Most Enneagram professionals don’t struggle with niching because they don’t understand it.
They struggle because niching presses directly on core patterns of safety, identity, and belonging.
You may intellectually agree that clarity helps people find you, and still feel something tighten in your body when it’s time to choose.
That reaction isn’t random.
Niching Is Not Just a Business Decision
In online business culture, niching is often framed as a strategic move:
Define your audience
Clarify your offer
Simplify your message
But psychologically, niching asks something deeper.
To niche is to:
Say no to some people
Be known for something specific
Risk of being misunderstood
Commit before you feel certain
For Enneagram professionals—who are often relational, nuanced, and depth-oriented—this can feel deeply threatening.

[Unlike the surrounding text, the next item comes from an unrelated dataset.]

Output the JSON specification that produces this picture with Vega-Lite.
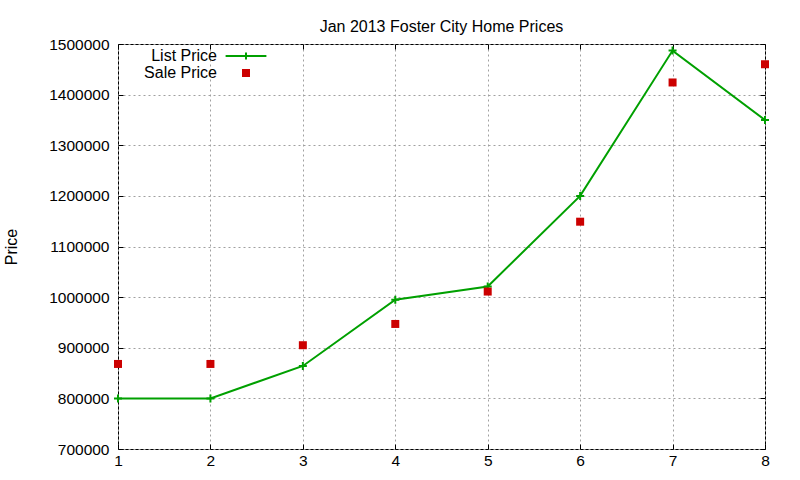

Why Enneagram Professionals Resist Niching
Many people drawn to the Enneagram value:
Inclusivity
Complexity
Seeing the whole person
Niching can feel like:
Reducing the work
Leaving people out
Oversimplifying human experience
But avoiding a niche doesn’t preserve depth.
It usually just makes your work harder to find.
Niching and the Enneagram Types
Each Enneagram type experiences the tension of niching differently.
What looks like indecision, avoidance, or overcomplication is often a protective strategy tied to the type’s core concerns.
Let’s look at what’s really going on.
Type Eight:
Niching Feels Like Limitation
For an Enneagram Type Eight, niching can feel constraining.
Choosing a niche may stir concerns about:
Being boxed in
Losing influence
Giving up autonomy
Eights often prefer wide impact and broad reach, which can make specificity feel unnecessary, or even restrictive.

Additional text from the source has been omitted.